Make an exact copy of the records, dropping all pictures.

[Data items]
※ ※ ※
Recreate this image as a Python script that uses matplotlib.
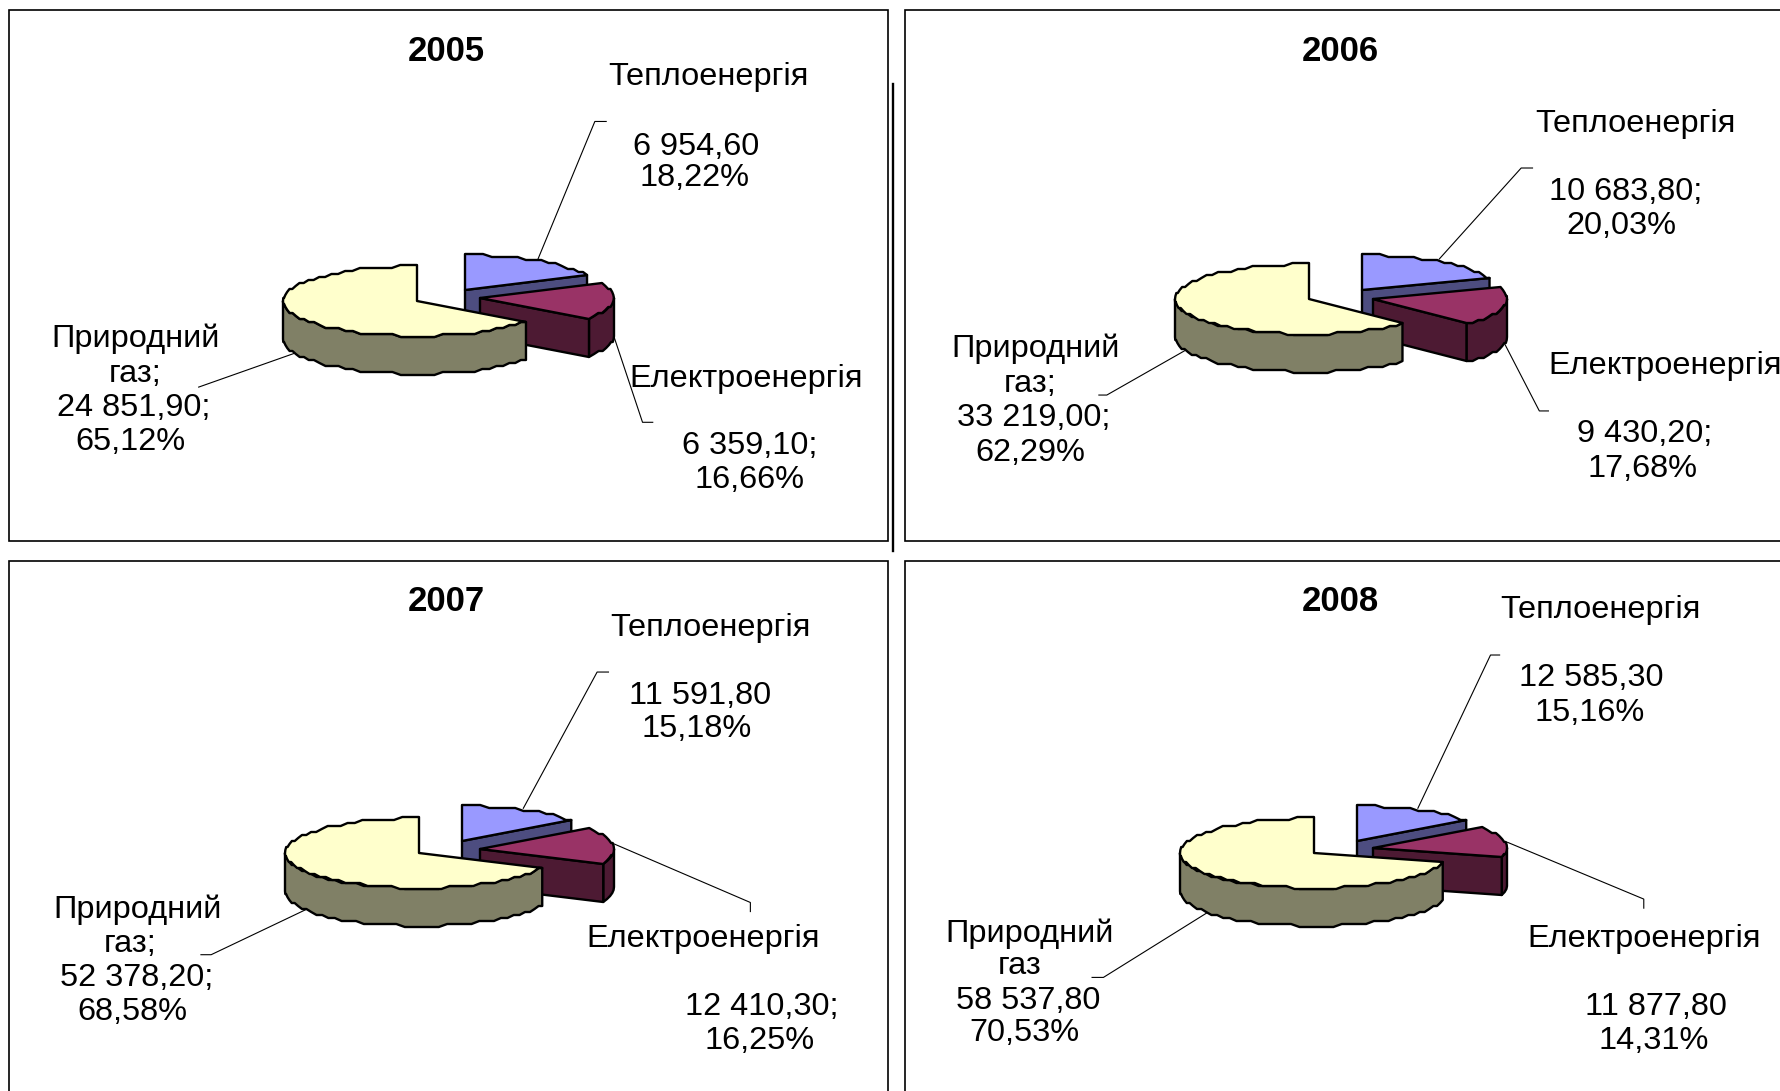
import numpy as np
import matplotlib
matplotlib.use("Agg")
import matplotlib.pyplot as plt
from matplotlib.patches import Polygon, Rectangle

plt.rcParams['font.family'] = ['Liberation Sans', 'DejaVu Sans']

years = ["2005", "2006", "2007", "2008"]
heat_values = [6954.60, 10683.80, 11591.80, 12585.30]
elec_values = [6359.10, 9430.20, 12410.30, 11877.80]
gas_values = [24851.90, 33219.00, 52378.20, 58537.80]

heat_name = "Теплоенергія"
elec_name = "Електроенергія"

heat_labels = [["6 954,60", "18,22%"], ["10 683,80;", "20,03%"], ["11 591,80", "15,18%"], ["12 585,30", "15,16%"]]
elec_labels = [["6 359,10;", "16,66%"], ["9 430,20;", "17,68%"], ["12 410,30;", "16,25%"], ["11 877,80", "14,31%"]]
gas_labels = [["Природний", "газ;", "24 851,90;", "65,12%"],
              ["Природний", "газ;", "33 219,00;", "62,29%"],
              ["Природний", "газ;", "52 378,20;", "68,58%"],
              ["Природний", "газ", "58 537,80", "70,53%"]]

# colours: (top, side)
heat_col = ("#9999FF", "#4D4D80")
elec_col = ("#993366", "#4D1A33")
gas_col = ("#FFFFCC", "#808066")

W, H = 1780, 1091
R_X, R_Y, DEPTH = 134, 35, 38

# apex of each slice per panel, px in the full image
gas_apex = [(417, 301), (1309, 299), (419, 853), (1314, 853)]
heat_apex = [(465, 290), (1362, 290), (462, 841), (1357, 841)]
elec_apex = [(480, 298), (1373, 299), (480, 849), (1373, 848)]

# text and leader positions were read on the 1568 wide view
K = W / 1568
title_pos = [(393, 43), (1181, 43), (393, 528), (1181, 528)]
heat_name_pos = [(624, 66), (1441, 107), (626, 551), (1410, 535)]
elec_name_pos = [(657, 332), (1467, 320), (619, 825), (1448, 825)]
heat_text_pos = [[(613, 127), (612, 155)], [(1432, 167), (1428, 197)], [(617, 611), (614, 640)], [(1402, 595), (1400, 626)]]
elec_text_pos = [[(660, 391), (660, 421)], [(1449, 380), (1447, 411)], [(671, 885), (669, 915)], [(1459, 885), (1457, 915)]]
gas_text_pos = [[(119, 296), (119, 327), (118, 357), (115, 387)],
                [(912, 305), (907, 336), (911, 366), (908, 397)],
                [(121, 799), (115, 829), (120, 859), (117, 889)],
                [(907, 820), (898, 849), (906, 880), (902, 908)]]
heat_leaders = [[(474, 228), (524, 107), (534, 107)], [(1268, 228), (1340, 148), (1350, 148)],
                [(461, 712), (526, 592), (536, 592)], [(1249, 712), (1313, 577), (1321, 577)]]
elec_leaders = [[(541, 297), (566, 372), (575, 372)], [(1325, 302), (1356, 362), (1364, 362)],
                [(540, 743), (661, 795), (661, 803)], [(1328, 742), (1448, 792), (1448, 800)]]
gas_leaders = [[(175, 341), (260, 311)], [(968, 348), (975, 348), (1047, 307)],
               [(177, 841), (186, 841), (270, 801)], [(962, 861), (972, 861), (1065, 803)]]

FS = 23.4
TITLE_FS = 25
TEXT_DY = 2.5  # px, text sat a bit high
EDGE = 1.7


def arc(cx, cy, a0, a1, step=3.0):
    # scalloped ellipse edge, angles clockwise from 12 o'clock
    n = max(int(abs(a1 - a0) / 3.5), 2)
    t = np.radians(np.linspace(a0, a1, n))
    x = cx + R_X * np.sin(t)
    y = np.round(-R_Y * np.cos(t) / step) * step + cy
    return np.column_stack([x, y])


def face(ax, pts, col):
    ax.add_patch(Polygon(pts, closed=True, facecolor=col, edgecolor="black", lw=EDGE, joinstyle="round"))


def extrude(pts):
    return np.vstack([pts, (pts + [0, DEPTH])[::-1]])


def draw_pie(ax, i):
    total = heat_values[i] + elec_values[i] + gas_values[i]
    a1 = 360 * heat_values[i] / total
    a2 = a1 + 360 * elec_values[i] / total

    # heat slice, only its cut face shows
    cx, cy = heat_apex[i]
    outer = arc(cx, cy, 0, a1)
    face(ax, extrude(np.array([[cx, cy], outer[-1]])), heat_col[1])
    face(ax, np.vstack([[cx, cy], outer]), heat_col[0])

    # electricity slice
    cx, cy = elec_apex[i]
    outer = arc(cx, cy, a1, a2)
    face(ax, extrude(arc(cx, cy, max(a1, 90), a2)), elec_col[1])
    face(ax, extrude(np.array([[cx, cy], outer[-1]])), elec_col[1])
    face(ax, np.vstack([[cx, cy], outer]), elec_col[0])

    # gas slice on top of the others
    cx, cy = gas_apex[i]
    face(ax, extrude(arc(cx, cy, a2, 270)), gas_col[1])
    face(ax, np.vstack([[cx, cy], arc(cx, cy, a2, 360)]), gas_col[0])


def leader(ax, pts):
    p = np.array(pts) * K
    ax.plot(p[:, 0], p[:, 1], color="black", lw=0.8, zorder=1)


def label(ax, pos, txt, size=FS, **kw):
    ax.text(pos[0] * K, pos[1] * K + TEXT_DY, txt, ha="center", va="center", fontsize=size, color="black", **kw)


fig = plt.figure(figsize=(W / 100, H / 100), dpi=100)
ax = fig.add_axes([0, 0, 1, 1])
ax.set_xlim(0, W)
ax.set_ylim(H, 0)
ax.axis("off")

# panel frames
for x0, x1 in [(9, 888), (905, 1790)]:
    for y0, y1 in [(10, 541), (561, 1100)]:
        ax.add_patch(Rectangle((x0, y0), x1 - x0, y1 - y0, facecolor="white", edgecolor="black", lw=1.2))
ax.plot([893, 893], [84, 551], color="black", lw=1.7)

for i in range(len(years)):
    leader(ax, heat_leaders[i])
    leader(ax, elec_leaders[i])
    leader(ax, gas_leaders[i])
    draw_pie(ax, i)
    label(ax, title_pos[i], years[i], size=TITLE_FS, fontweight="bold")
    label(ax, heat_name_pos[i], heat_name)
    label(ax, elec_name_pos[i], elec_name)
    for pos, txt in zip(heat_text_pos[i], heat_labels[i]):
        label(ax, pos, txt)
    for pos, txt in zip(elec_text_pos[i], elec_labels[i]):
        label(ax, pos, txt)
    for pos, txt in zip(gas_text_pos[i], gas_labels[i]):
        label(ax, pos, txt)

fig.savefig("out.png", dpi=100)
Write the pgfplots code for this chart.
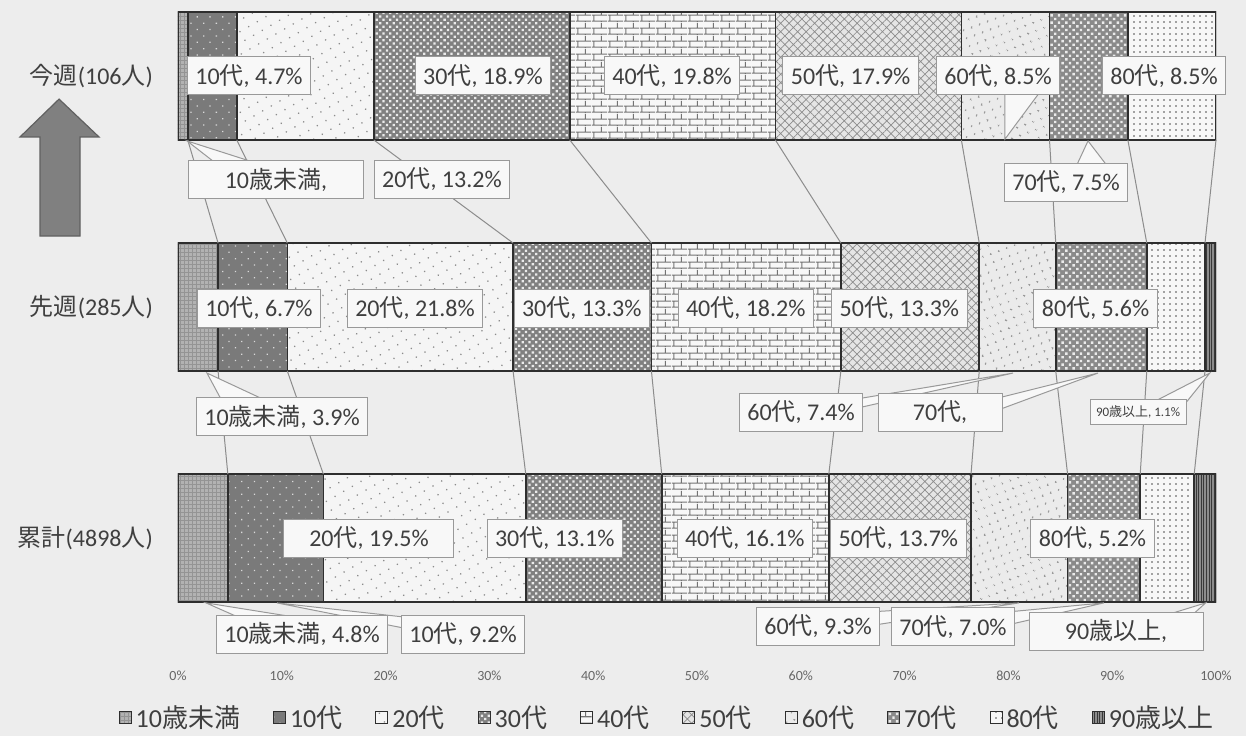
※ ※ ※
TASK OUTPUT:
Recreate this image as a Python script that uses matplotlib.
import numpy as np
import matplotlib
matplotlib.use("Agg")
import matplotlib.pyplot as plt
from matplotlib.patches import Polygon, Rectangle

plt.rcParams['font.family'] = ['Liberation Sans', 'DejaVu Sans']

years = ["2005", "2006", "2007", "2008"]
heat_values = [6954.60, 10683.80, 11591.80, 12585.30]
elec_values = [6359.10, 9430.20, 12410.30, 11877.80]
gas_values = [24851.90, 33219.00, 52378.20, 58537.80]

heat_name = "Теплоенергія"
elec_name = "Електроенергія"

heat_labels = [["6 954,60", "18,22%"], ["10 683,80;", "20,03%"], ["11 591,80", "15,18%"], ["12 585,30", "15,16%"]]
elec_labels = [["6 359,10;", "16,66%"], ["9 430,20;", "17,68%"], ["12 410,30;", "16,25%"], ["11 877,80", "14,31%"]]
gas_labels = [["Природний", "газ;", "24 851,90;", "65,12%"],
              ["Природний", "газ;", "33 219,00;", "62,29%"],
              ["Природний", "газ;", "52 378,20;", "68,58%"],
              ["Природний", "газ", "58 537,80", "70,53%"]]

# colours: (top, side)
heat_col = ("#9999FF", "#4D4D80")
elec_col = ("#993366", "#4D1A33")
gas_col = ("#FFFFCC", "#808066")

W, H = 1780, 1091
R_X, R_Y, DEPTH = 134, 35, 38

# apex of each slice per panel, px in the full image
gas_apex = [(417, 301), (1309, 299), (419, 853), (1314, 853)]
heat_apex = [(465, 290), (1362, 290), (462, 841), (1357, 841)]
elec_apex = [(480, 298), (1373, 299), (480, 849), (1373, 848)]

# text and leader positions were read on the 1568 wide view
K = W / 1568
title_pos = [(393, 43), (1181, 43), (393, 528), (1181, 528)]
heat_name_pos = [(624, 66), (1441, 107), (626, 551), (1410, 535)]
elec_name_pos = [(657, 332), (1467, 320), (619, 825), (1448, 825)]
heat_text_pos = [[(613, 127), (612, 155)], [(1432, 167), (1428, 197)], [(617, 611), (614, 640)], [(1402, 595), (1400, 626)]]
elec_text_pos = [[(660, 391), (660, 421)], [(1449, 380), (1447, 411)], [(671, 885), (669, 915)], [(1459, 885), (1457, 915)]]
gas_text_pos = [[(119, 296), (119, 327), (118, 357), (115, 387)],
                [(912, 305), (907, 336), (911, 366), (908, 397)],
                [(121, 799), (115, 829), (120, 859), (117, 889)],
                [(907, 820), (898, 849), (906, 880), (902, 908)]]
heat_leaders = [[(474, 228), (524, 107), (534, 107)], [(1268, 228), (1340, 148), (1350, 148)],
                [(461, 712), (526, 592), (536, 592)], [(1249, 712), (1313, 577), (1321, 577)]]
elec_leaders = [[(541, 297), (566, 372), (575, 372)], [(1325, 302), (1356, 362), (1364, 362)],
                [(540, 743), (661, 795), (661, 803)], [(1328, 742), (1448, 792), (1448, 800)]]
gas_leaders = [[(175, 341), (260, 311)], [(968, 348), (975, 348), (1047, 307)],
               [(177, 841), (186, 841), (270, 801)], [(962, 861), (972, 861), (1065, 803)]]

FS = 23.4
TITLE_FS = 25
TEXT_DY = 2.5  # px, text sat a bit high
EDGE = 1.7


def arc(cx, cy, a0, a1, step=3.0):
    # scalloped ellipse edge, angles clockwise from 12 o'clock
    n = max(int(abs(a1 - a0) / 3.5), 2)
    t = np.radians(np.linspace(a0, a1, n))
    x = cx + R_X * np.sin(t)
    y = np.round(-R_Y * np.cos(t) / step) * step + cy
    return np.column_stack([x, y])


def face(ax, pts, col):
    ax.add_patch(Polygon(pts, closed=True, facecolor=col, edgecolor="black", lw=EDGE, joinstyle="round"))


def extrude(pts):
    return np.vstack([pts, (pts + [0, DEPTH])[::-1]])


def draw_pie(ax, i):
    total = heat_values[i] + elec_values[i] + gas_values[i]
    a1 = 360 * heat_values[i] / total
    a2 = a1 + 360 * elec_values[i] / total

    # heat slice, only its cut face shows
    cx, cy = heat_apex[i]
    outer = arc(cx, cy, 0, a1)
    face(ax, extrude(np.array([[cx, cy], outer[-1]])), heat_col[1])
    face(ax, np.vstack([[cx, cy], outer]), heat_col[0])

    # electricity slice
    cx, cy = elec_apex[i]
    outer = arc(cx, cy, a1, a2)
    face(ax, extrude(arc(cx, cy, max(a1, 90), a2)), elec_col[1])
    face(ax, extrude(np.array([[cx, cy], outer[-1]])), elec_col[1])
    face(ax, np.vstack([[cx, cy], outer]), elec_col[0])

    # gas slice on top of the others
    cx, cy = gas_apex[i]
    face(ax, extrude(arc(cx, cy, a2, 270)), gas_col[1])
    face(ax, np.vstack([[cx, cy], arc(cx, cy, a2, 360)]), gas_col[0])


def leader(ax, pts):
    p = np.array(pts) * K
    ax.plot(p[:, 0], p[:, 1], color="black", lw=0.8, zorder=1)


def label(ax, pos, txt, size=FS, **kw):
    ax.text(pos[0] * K, pos[1] * K + TEXT_DY, txt, ha="center", va="center", fontsize=size, color="black", **kw)


fig = plt.figure(figsize=(W / 100, H / 100), dpi=100)
ax = fig.add_axes([0, 0, 1, 1])
ax.set_xlim(0, W)
ax.set_ylim(H, 0)
ax.axis("off")

# panel frames
for x0, x1 in [(9, 888), (905, 1790)]:
    for y0, y1 in [(10, 541), (561, 1100)]:
        ax.add_patch(Rectangle((x0, y0), x1 - x0, y1 - y0, facecolor="white", edgecolor="black", lw=1.2))
ax.plot([893, 893], [84, 551], color="black", lw=1.7)

for i in range(len(years)):
    leader(ax, heat_leaders[i])
    leader(ax, elec_leaders[i])
    leader(ax, gas_leaders[i])
    draw_pie(ax, i)
    label(ax, title_pos[i], years[i], size=TITLE_FS, fontweight="bold")
    label(ax, heat_name_pos[i], heat_name)
    label(ax, elec_name_pos[i], elec_name)
    for pos, txt in zip(heat_text_pos[i], heat_labels[i]):
        label(ax, pos, txt)
    for pos, txt in zip(elec_text_pos[i], elec_labels[i]):
        label(ax, pos, txt)
    for pos, txt in zip(gas_text_pos[i], gas_labels[i]):
        label(ax, pos, txt)

fig.savefig("out.png", dpi=100)
Write the pgfplots code for this chart.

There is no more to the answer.